Resist the Urge to Give Nesiritide

ACEP News
May 2011

Resist the Urge to Give Nesiritide 

As a shareholder of common stock in Johnson and Johnson (J&J), the parent company of Scios (the company that markets nesiritide), I guess I should have been happy to read the headline "Trial: Nesiritide Safe for Acute Heart Failure" in the January 2011 ACEP NEWS.

However, as a physician who wants to do what is best for his patients, I must cynically ask why the headline did not read "Nesiritide: It May Not Do Any Good, but At Least It Won't Kill the Patient or Their Kidneys."

The story indicated that when a patient has acute decompensated heart failure, after trying nitrates and/or nitroprusside as vasodilators, as well as loop diuretics, at least nesiritide appears to not increase mortality or harm renal function when it is given to patients who are not already hypotensive.

I am troubled that the story made no mention of the efficacy of positive airway pressure techniques, nor of the fact that positive pressure provided with endotracheal intubation, while not without risks, can improve oxygenation and ventilation of patients with acute decompensated heart failure.

I am also concerned that this story will be used by some, such as the three physicians quoted in the story (Dr. Hernandez, Dr. Califf, and Dr. Jessup, all of whom have received financial support from either J&J or Scios) to attempt to justify expensive, noneffective treatment for a fairly frequent emergency condition. (I commend ACEP NEWS for noting the fact that all three of these doctors had a potential conflict of interest as regards nesiritide.)

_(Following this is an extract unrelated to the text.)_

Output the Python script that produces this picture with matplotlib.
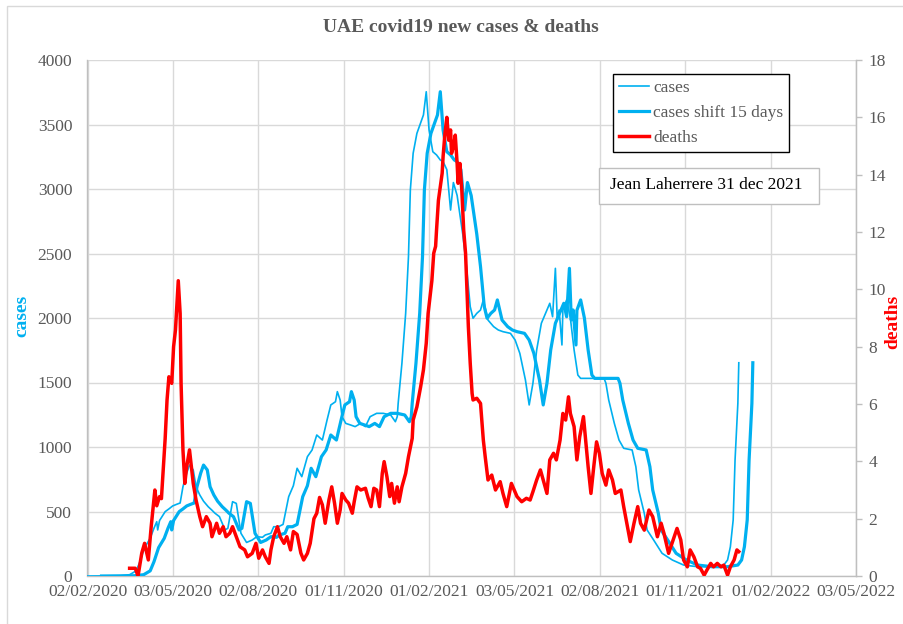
import matplotlib
matplotlib.use('Agg')
import matplotlib.pyplot as plt
import matplotlib.dates as mdates
from matplotlib.lines import Line2D
from matplotlib.patches import Rectangle
from matplotlib.ticker import FixedLocator, FuncFormatter
import pandas as pd

plt.rcParams['font.family'] = ['Liberation Serif', 'DejaVu Serif']

# ---------------- data ----------------
START = pd.Timestamp('2020-02-02')
SHIFT_DAYS = 15
X_TICK_STEP = 91.25          # days between x-axis labels
N_X_TICKS = 10

# days since 2 Feb 2020, new cases
case_day = [0, 35, 45, 52, 56, 61, 67, 71, 74, 75,
            77, 83, 87, 91, 95, 99, 102, 106, 109, 113,
            116, 120, 124, 129, 133, 136, 141, 147, 150, 155,
            159, 164, 170, 176, 181, 187, 190, 196, 199, 204,
            209, 215, 220, 224, 229, 235, 240, 245, 251, 256,
            260, 265, 267, 270, 272, 276, 281, 286, 292, 297,
            302, 309, 316, 324, 329, 331, 332, 336, 340, 343,
            345, 348, 352, 357, 359, 362, 365, 369, 373, 377,
            380, 384, 388, 391, 395, 398, 401, 405, 409, 412,
            416, 420, 423, 428, 434, 439, 444, 452, 457, 462,
            468, 472, 476, 480, 485, 491, 494, 497, 500, 502,
            504, 507, 508, 512, 516, 520, 524, 527, 538, 549,
            552, 554, 557, 563, 568, 573, 582, 586, 589, 595,
            598, 605, 614, 625, 637, 652, 669, 680, 684, 687,
            690, 692, 695, 696]
case_val = [0, 2, 10, 40, 110, 220, 292, 370, 421, 357,
            430, 499, 520, 543, 555, 566, 692, 798, 860, 822,
            692, 628, 580, 537, 510, 488, 460, 357, 370, 576,
            563, 331, 260, 279, 305, 300, 318, 331, 382, 382,
            400, 615, 700, 835, 770, 925, 977, 1093, 1054, 1209,
            1326, 1351, 1429, 1364, 1235, 1183, 1171, 1158, 1183, 1158,
            1235, 1261, 1261, 1248, 1196, 1235, 1339, 1649, 2036, 2475,
            2992, 3277, 3431, 3535, 3574, 3754, 3457, 3289, 3264, 3225,
            3212, 3150, 2837, 3050, 2950, 2800, 2650, 2398, 2088, 1998,
            2036, 2062, 2140, 1984, 1933, 1907, 1894, 1881, 1829, 1726,
            1519, 1326, 1494, 1752, 1959, 2062, 2114, 2010, 2385, 1984,
            2062, 1791, 2060, 2140, 2000, 1752, 1558, 1532, 1532, 1532,
            1532, 1494, 1364, 1183, 1054, 990, 977, 847, 667, 486,
            357, 279, 176, 124, 85, 72, 72, 85, 124, 227,
            434, 899, 1339, 1653]

# days since 2 Feb 2020, deaths
death_day = [45, 51, 54, 58, 61, 65, 68, 72, 74, 77,
             79, 83, 85, 87, 90, 92, 94, 97, 99, 100,
             102, 104, 106, 109, 111, 113, 116, 120, 123, 127,
             131, 133, 138, 141, 145, 148, 152, 155, 159, 163,
             168, 171, 176, 180, 183, 187, 190, 194, 196, 199,
             203, 206, 210, 213, 217, 220, 224, 228, 231, 235,
             238, 242, 245, 248, 251, 254, 258, 261, 264, 267,
             270, 272, 276, 279, 283, 285, 288, 292, 297, 300,
             303, 306, 309, 312, 315, 317, 320, 323, 325, 328,
             331, 333, 336, 340, 343, 347, 348, 352, 356, 359,
             362, 364, 368, 370, 372, 373, 375, 377, 379, 380,
             382, 384, 386, 388, 389, 391, 393, 395, 396, 398,
             400, 402, 404, 407, 409, 411, 412, 416, 420, 423,
             425, 428, 432, 436, 441, 444, 448, 453, 459, 464,
             469, 473, 476, 480, 484, 487, 491, 494, 498, 501,
             505, 508, 511, 514, 516, 520, 523, 526, 530, 533,
             535, 538, 541, 544, 547, 550, 554, 557, 561, 564,
             570, 573, 577, 580, 584, 588, 591, 595, 600, 604,
             609, 613, 616, 621, 627, 630, 634, 637, 641, 644,
             648, 652, 655, 659, 662, 666, 669, 673, 677, 680,
             684, 687, 691, 694, 696]
death_val = [0.27, 0.27, 0.0, 0.8, 1.14, 0.56, 1.7, 3.0, 2.45, 2.77,
             2.7, 4.8, 6.14, 6.95, 6.72, 8.0, 8.58, 10.3, 9.16, 6.72,
             4.4, 3.23, 3.81, 4.4, 3.81, 3.23, 2.65, 2.07, 1.72, 2.07,
             1.84, 1.37, 1.84, 1.49, 1.72, 1.37, 1.49, 1.72, 1.37, 1.02,
             0.91, 0.67, 0.79, 1.14, 0.62, 0.91, 0.67, 0.44, 0.91, 1.37,
             1.72, 1.37, 1.14, 1.37, 0.91, 1.55, 1.45, 0.8, 0.56, 0.79,
             1.14, 2.0, 2.19, 2.74, 2.48, 1.84, 2.65, 3.11, 2.54, 1.84,
             2.3, 2.88, 2.65, 2.54, 2.19, 2.59, 3.11, 3.0, 3.06, 2.71,
             2.42, 3.06, 3.0, 2.42, 3.58, 3.99, 3.46, 2.77, 3.23, 2.54,
             3.11, 2.59, 3.11, 3.58, 4.16, 4.8, 5.44, 5.9, 6.6, 7.19,
             8.12, 9.16, 10.3, 11.26, 11.5, 12.07, 13.1, 13.58, 14.05, 14.63,
             15.44, 16.0, 15.2, 15.56, 14.74, 14.97, 15.38, 14.39, 13.7, 14.39,
             13.46, 12.07, 11.26, 8.7, 7.42, 6.37, 6.14, 6.2, 6.02, 4.74,
             4.16, 3.35, 3.52, 3.0, 3.29, 2.88, 2.42, 3.23, 2.77, 2.59,
             2.71, 2.65, 2.94, 3.35, 3.7, 3.35, 2.88, 4.05, 4.28, 4.05,
             4.74, 5.67, 5.44, 6.25, 5.67, 5.21, 4.05, 4.86, 5.56, 4.51,
             3.81, 2.88, 3.81, 4.68, 4.28, 3.58, 3.17, 3.7, 3.35, 2.88,
             3.0, 2.42, 1.72, 1.2, 1.84, 2.42, 1.84, 1.6, 2.3, 2.07,
             1.37, 1.84, 1.49, 0.79, 1.37, 1.66, 1.26, 0.56, 0.32, 0.91,
             0.67, 0.32, 0.27, 0.03, 0.21, 0.44, 0.32, 0.44, 0.32, 0.38,
             0.03, 0.32, 0.56, 0.91, 0.85]

cases_ticks = [0, 500, 1000, 1500, 2000, 2500, 3000, 3500, 4000]
deaths_ticks = [0, 2, 4, 6, 8, 10, 12, 14, 16, 18]

title = 'UAE covid19 new cases & deaths'
labels = ['cases', 'cases shift 15 days', 'deaths']
note = 'Jean Laherrere 31 dec 2021'

# ---------------- styles ----------------
BLUE = '#00B0F0'
RED = '#FF0000'
GREY_TXT = '#595959'
GRID = '#D9D9D9'
AXIS = '#BFBFBF'

W, H = 904, 624
fig = plt.figure(figsize=(W / 100, H / 100), dpi=100)

# outer chart border
fig.add_artist(Rectangle((7 / W, -0.05), 1.2, 1 - 6 / H + 0.05, transform=fig.transFigure,
                         fill=False, ec=GRID, lw=1.0))

ax = fig.add_axes([87.5 / W, 48 / H, 768.5 / W, 516 / H])

case_dates = START + pd.to_timedelta(case_day, unit='D')
shift_dates = case_dates + pd.Timedelta(days=SHIFT_DAYS)
death_dates = START + pd.to_timedelta(death_day, unit='D')

ax.plot(case_dates, case_val, color=BLUE, lw=1.2, solid_joinstyle='round', zorder=3)
ax.plot(shift_dates, case_val, color=BLUE, lw=2.3, solid_joinstyle='round', zorder=3)

x0 = mdates.date2num(START)
xticks = [x0 + k * X_TICK_STEP for k in range(N_X_TICKS)]
ax.set_xlim(xticks[0], xticks[-1])
ax.xaxis.set_major_locator(FixedLocator(xticks))
ax.xaxis.set_major_formatter(FuncFormatter(lambda v, p: mdates.num2date(v).strftime('%d/%m/%Y')))
ax.set_ylim(0, 4000)
ax.set_yticks(cases_ticks)

ax.grid(True, color=GRID, lw=1.0, zorder=0)
ax.set_axisbelow(True)
ax.spines['top'].set_visible(False)
for s in ['left', 'bottom', 'right']:
    ax.spines[s].set_color(AXIS)
    ax.spines[s].set_linewidth(1.0)
ax.tick_params(axis='y', length=0, pad=11, labelsize=12.5, labelcolor=GREY_TXT)
ax.tick_params(axis='x', length=0, pad=6, labelsize=12.5, labelcolor=GREY_TXT)

ax2 = ax.twinx()
ax2.plot(death_dates, death_val, color=RED, lw=2.5, solid_joinstyle='round', zorder=4)
ax2.set_ylim(0, 18)
ax2.set_yticks(deaths_ticks)
ax2.set_xlim(xticks[0], xticks[-1])
for s in ['top', 'left', 'bottom']:
    ax2.spines[s].set_visible(False)
ax2.spines['right'].set_color(AXIS)
ax2.tick_params(axis='y', length=4, width=1, color=AXIS, pad=5, labelsize=12.5, labelcolor=GREY_TXT)

# titles and axis labels
fig.text(461 / W, 1 - 27 / H, title, ha='center', va='center', fontsize=14,
         fontweight='bold', color=GREY_TXT)
fig.text(22 / W, 1 - 316 / H, 'cases', rotation=90, ha='center', va='center',
         fontsize=14, fontweight='bold', color=BLUE)
fig.text(893 / W, 1 - 322 / H, 'deaths', rotation=90, ha='center', va='center',
         fontsize=14, fontweight='bold', color=RED)

# legend
handles = [Line2D([], [], color=BLUE, lw=1.2),
           Line2D([], [], color=BLUE, lw=2.3),
           Line2D([], [], color=RED, lw=2.5)]
leg = ax2.legend(handles, labels, loc='upper left', bbox_to_anchor=(613 / W, 1 - 74 / H),
                 bbox_transform=fig.transFigure, borderaxespad=0, fancybox=False,
                 framealpha=1, edgecolor='black', fontsize=12.5, handlelength=1.7,
                 handletextpad=0.25, borderpad=0.35, labelspacing=0.5)
leg.get_frame().set_linewidth(1.0)
for t in leg.get_texts():
    t.set_color(GREY_TXT)

# author note box
fig.add_artist(Rectangle((599 / W, 1 - 204 / H), 220 / W, 36 / H, transform=fig.transFigure,
                         fc='white', ec=AXIS, lw=1.0, zorder=5))
fig.text(610 / W, 1 - 185 / H, note, ha='left', va='center', fontsize=12.5,
         color='black', zorder=6)

fig.savefig('out.png', dpi=100)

Sometimes the most difficult but most appropriate thing for a doctor to do is to resist the temptation to "just do something." Doctors like to be able to order a drug and monitor for hoped-for effects. Unfortunately, as regards nesiritide, the best thing for doctors to do is to resist the urge to give a nonefficacious drug and look to the assistance of their respiratory therapist rather than to an ineffective pharmaceutical.